Given exercise
Do not repeat pictures. Repeat exactly the lines of the listing below from its first line through the line with "const svg = d3.select('#dash');".

Provided material
** begin **

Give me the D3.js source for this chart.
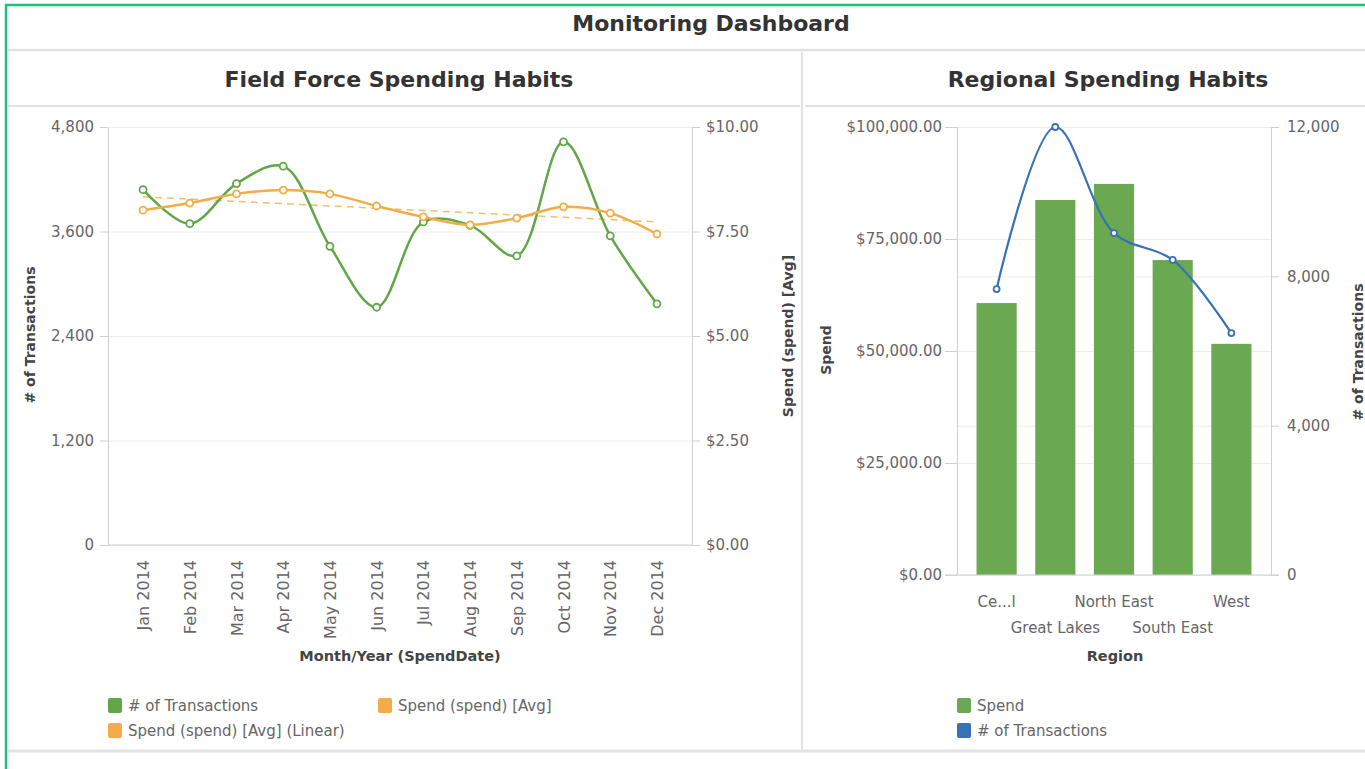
<!DOCTYPE html>
<html>
<head>
<meta charset="utf-8">
<script src="https://cdn.jsdelivr.net/npm/d3@7"></script>
<style>
body { margin: 0; background: #fff; }
text { font-family: "DejaVu Sans", sans-serif; }
.tick line { stroke: #d0d0d0; }
.domain { stroke: #d0d0d0; }
.grid line { stroke: #ececec; }
.grid .domain { display: none; }
</style>
</head>
<body>
<svg id="dash" width="1365" height="769"></svg>
<script>
// field force chart
const months = ['Jan 2014', 'Feb 2014', 'Mar 2014', 'Apr 2014', 'May 2014', 'Jun 2014',
	'Jul 2014', 'Aug 2014', 'Sep 2014', 'Oct 2014', 'Nov 2014', 'Dec 2014'];
const transactions = [4080, 3690, 4150, 4350, 3430, 2730, 3710, 3670, 3320, 4630, 3550, 2770];
const avgSpend = [8.01, 8.18, 8.40, 8.49, 8.40, 8.11, 7.85, 7.66, 7.82, 8.09, 7.94, 7.44];
const avgSpendLinear = [{ month: 'Jan 2014', value: 8.33 }, { month: 'Dec 2014', value: 7.73 }];
const txTicks = [0, 1200, 2400, 3600, 4800];
const spendTicks = [0, 2.5, 5, 7.5, 10];

// regional chart
const regions = ['Ce...l', 'Great Lakes', 'North East', 'South East', 'West'];
const regionSpend = [60700, 83700, 87300, 70300, 51600];
const regionTransactions = [7660, 12000, 9160, 8440, 6480];
const regionSpendTicks = [0, 25000, 50000, 75000, 100000];
const regionTxTicks = [0, 4000, 8000, 12000];

const GREEN = '#62a747', ORANGE = '#f2ac48', BLUE = '#3871b6', BAR = '#6aa951';

const svg = d3.select('#dash');

// frame
svg.append('rect').attr('x', 6).attr('y', 5).attr('width', 1400).attr('height', 800)
	.attr('fill', 'none').attr('stroke', '#1cc277').attr('stroke-width', 2.5);
const sep = (x1, y1, x2, y2, w) => svg.append('line')
	.attr('x1', x1).attr('y1', y1).attr('x2', x2).attr('y2', y2)
	.attr('stroke', '#e2e2e2').attr('stroke-width', w);
sep(8, 50, 1365, 50, 2.5);
sep(8, 106, 800, 106, 2);
sep(805, 106, 1365, 106, 2);
sep(802, 52, 802, 749, 2);
sep(8, 751, 1365, 751, 3);

const title = (x, y, t) => svg.append('text').attr('x', x).attr('y', y)
	.attr('text-anchor', 'middle').attr('fill', '#333').style('font-weight', 'bold')
	.style('font-size', '22px').text(t);
title(711, 31, 'Monitoring Dashboard');
title(399, 87, 'Field Force Spending Habits');
title(1108, 87, 'Regional Spending Habits');

function styleTicks(g) {
	g.selectAll('text').attr('fill', '#666').style('font-size', '15px');
}

function axisTitle(x, y, t) {
	svg.append('text').attr('transform', `translate(${x},${y}) rotate(-90)`)
		.attr('text-anchor', 'middle').attr('dy', '0.35em').attr('fill', '#444')
		.style('font-weight', 'bold').style('font-size', '14px').text(t);
}

function legend(x, y, color, t) {
	svg.append('rect').attr('x', x).attr('y', y - 8).attr('width', 14).attr('height', 15)
		.attr('rx', 2).attr('fill', color);
	svg.append('text').attr('x', x + 20).attr('y', y).attr('dy', '0.35em')
		.attr('fill', '#666').style('font-size', '15px').text(t);
}

// ---- Field Force Spending Habits ----
{
	const left = 108, right = 692, top = 127, bottom = 545;
	const x = d3.scalePoint().domain(months).range([left, right]).padding(0.75);
	const yTx = d3.scaleLinear().domain([0, 4800]).range([bottom, top]);
	const ySp = d3.scaleLinear().domain([0, 10]).range([bottom, top]);

	svg.append('g').attr('class', 'grid').attr('transform', `translate(${left},0)`)
		.call(d3.axisLeft(yTx).tickValues(txTicks).tickSize(-(right - left)).tickFormat(''));

	svg.append('g').attr('transform', `translate(${left},0)`)
		.call(d3.axisLeft(yTx).tickValues(txTicks).tickSize(8).tickSizeOuter(0).tickPadding(6)
			.tickFormat(d3.format(',')))
		.call(styleTicks);

	svg.append('g').attr('transform', `translate(${right},0)`)
		.call(d3.axisRight(ySp).tickValues(spendTicks).tickSize(8).tickSizeOuter(0).tickPadding(6)
			.tickFormat(d3.format('$.2f')))
		.call(styleTicks);

	svg.append('g').attr('transform', `translate(0,${bottom})`)
		.call(d3.axisBottom(x).tickSize(0).tickSizeOuter(0))
		.call(styleTicks)
		.call(g => g.select('.domain').attr('d', `M${left},0H${right}`))
		.selectAll('text')
		.style('font-size', '16px')
		.attr('y', 0).attr('x', -15).attr('dy', '0.35em')
		.attr('transform', 'rotate(-90)').style('text-anchor', 'end');

	axisTitle(30, 335, '# of Transactions');
	axisTitle(788, 336, 'Spend (spend) [Avg]');
	svg.append('text').attr('x', 400).attr('y', 661).attr('text-anchor', 'middle')
		.attr('fill', '#444').style('font-weight', 'bold').style('font-size', '14.5px')
		.text('Month/Year (SpendDate)');

	const curve = d3.curveCatmullRom.alpha(0.5);

	svg.append('path').datum(avgSpendLinear)
		.attr('fill', 'none').attr('stroke', ORANGE).attr('stroke-width', 1.5)
		.attr('stroke-dasharray', '7,5').attr('opacity', 0.8)
		.attr('d', d3.line().x(d => x(d.month)).y(d => ySp(d.value)));

	const series = [
		{ values: transactions, y: yTx, color: GREEN },
		{ values: avgSpend, y: ySp, color: ORANGE }
	];
	series.forEach(s => {
		svg.append('path').datum(s.values)
			.attr('fill', 'none').attr('stroke', s.color).attr('stroke-width', 2.5)
			.attr('d', d3.line().curve(curve).x((d, i) => x(months[i])).y(d => s.y(d)));
		svg.append('g').selectAll('circle').data(s.values).join('circle')
			.attr('cx', (d, i) => x(months[i])).attr('cy', d => s.y(d)).attr('r', 3.5)
			.attr('fill', '#fff').attr('stroke', s.color).attr('stroke-width', 1.8);
	});

	legend(108, 706, GREEN, '# of Transactions');
	legend(378, 706, ORANGE, 'Spend (spend) [Avg]');
	legend(108, 731, ORANGE, 'Spend (spend) [Avg] (Linear)');
}

// ---- Regional Spending Habits ----
{
	const left = 957, right = 1271, top = 127, bottom = 575;
	const x = d3.scaleBand().domain(regions).range([left, right])
		.paddingInner(0.316).paddingOuter(0.333);
	const ySp = d3.scaleLinear().domain([0, 100000]).range([bottom, top]);
	const yTx = d3.scaleLinear().domain([0, 12000]).range([bottom, top]);

	svg.append('g').attr('class', 'grid').attr('transform', `translate(${left},0)`)
		.call(d3.axisLeft(ySp).tickValues(regionSpendTicks).tickSize(-(right - left)).tickFormat(''));
	svg.append('g').attr('class', 'grid').attr('transform', `translate(${left},0)`)
		.call(d3.axisLeft(yTx).tickValues(regionTxTicks).tickSize(-(right - left)).tickFormat(''));

	svg.append('g').attr('transform', `translate(${left},0)`)
		.call(d3.axisLeft(ySp).tickValues(regionSpendTicks).tickSize(12).tickSizeOuter(0).tickPadding(3)
			.tickFormat(d3.format('$,.2f')))
		.call(styleTicks);

	svg.append('g').attr('transform', `translate(${right},0)`)
		.call(d3.axisRight(yTx).tickValues(regionTxTicks).tickSize(8).tickSizeOuter(0).tickPadding(8)
			.tickFormat(d3.format(',')))
		.call(styleTicks);

	svg.append('g').selectAll('rect').data(regionSpend).join('rect')
		.attr('x', (d, i) => x(regions[i])).attr('width', x.bandwidth())
		.attr('y', d => ySp(d)).attr('height', d => bottom - ySp(d))
		.attr('fill', BAR);

	svg.append('g').attr('transform', `translate(0,${bottom})`)
		.call(d3.axisBottom(x).tickSize(0).tickSizeOuter(0))
		.call(styleTicks)
		.call(g => g.select('.domain').attr('d', `M${left - 12},0H${right + 8}`))
		.selectAll('text')
		.attr('y', (d, i) => i % 2 ? 47 : 21);

	const cx = i => x(regions[i]) + x.bandwidth() / 2;
	svg.append('path').datum(regionTransactions)
		.attr('fill', 'none').attr('stroke', BLUE).attr('stroke-width', 2.2)
		.attr('d', d3.line().curve(d3.curveCatmullRom.alpha(0.5)).x((d, i) => cx(i)).y(d => yTx(d)));
	svg.append('g').selectAll('circle').data(regionTransactions).join('circle')
		.attr('cx', (d, i) => cx(i)).attr('cy', d => yTx(d)).attr('r', 3)
		.attr('fill', '#fff').attr('stroke', BLUE).attr('stroke-width', 1.8);

	axisTitle(826, 350, 'Spend');
	axisTitle(1358, 352, '# of Transactions');
	svg.append('text').attr('x', 1115).attr('y', 661).attr('text-anchor', 'middle')
		.attr('fill', '#444').style('font-weight', 'bold').style('font-size', '14.5px')
		.text('Region');

	legend(957, 706, BAR, 'Spend');
	legend(957, 731, BLUE, '# of Transactions');
}
</script>
</body>
</html>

** end **

Solution to this exercise
Give me the D3.js source for this chart.
<!DOCTYPE html>
<html>
<head>
<meta charset="utf-8">
<script src="https://cdn.jsdelivr.net/npm/d3@7"></script>
<style>
body { margin: 0; background: #fff; }
text { font-family: "DejaVu Sans", sans-serif; }
.tick line { stroke: #d0d0d0; }
.domain { stroke: #d0d0d0; }
.grid line { stroke: #ececec; }
.grid .domain { display: none; }
</style>
</head>
<body>
<svg id="dash" width="1365" height="769"></svg>
<script>
// field force chart
const months = ['Jan 2014', 'Feb 2014', 'Mar 2014', 'Apr 2014', 'May 2014', 'Jun 2014',
	'Jul 2014', 'Aug 2014', 'Sep 2014', 'Oct 2014', 'Nov 2014', 'Dec 2014'];
const transactions = [4080, 3690, 4150, 4350, 3430, 2730, 3710, 3670, 3320, 4630, 3550, 2770];
const avgSpend = [8.01, 8.18, 8.40, 8.49, 8.40, 8.11, 7.85, 7.66, 7.82, 8.09, 7.94, 7.44];
const avgSpendLinear = [{ month: 'Jan 2014', value: 8.33 }, { month: 'Dec 2014', value: 7.73 }];
const txTicks = [0, 1200, 2400, 3600, 4800];
const spendTicks = [0, 2.5, 5, 7.5, 10];

// regional chart
const regions = ['Ce...l', 'Great Lakes', 'North East', 'South East', 'West'];
const regionSpend = [60700, 83700, 87300, 70300, 51600];
const regionTransactions = [7660, 12000, 9160, 8440, 6480];
const regionSpendTicks = [0, 25000, 50000, 75000, 100000];
const regionTxTicks = [0, 4000, 8000, 12000];

const GREEN = '#62a747', ORANGE = '#f2ac48', BLUE = '#3871b6', BAR = '#6aa951';

const svg = d3.select('#dash');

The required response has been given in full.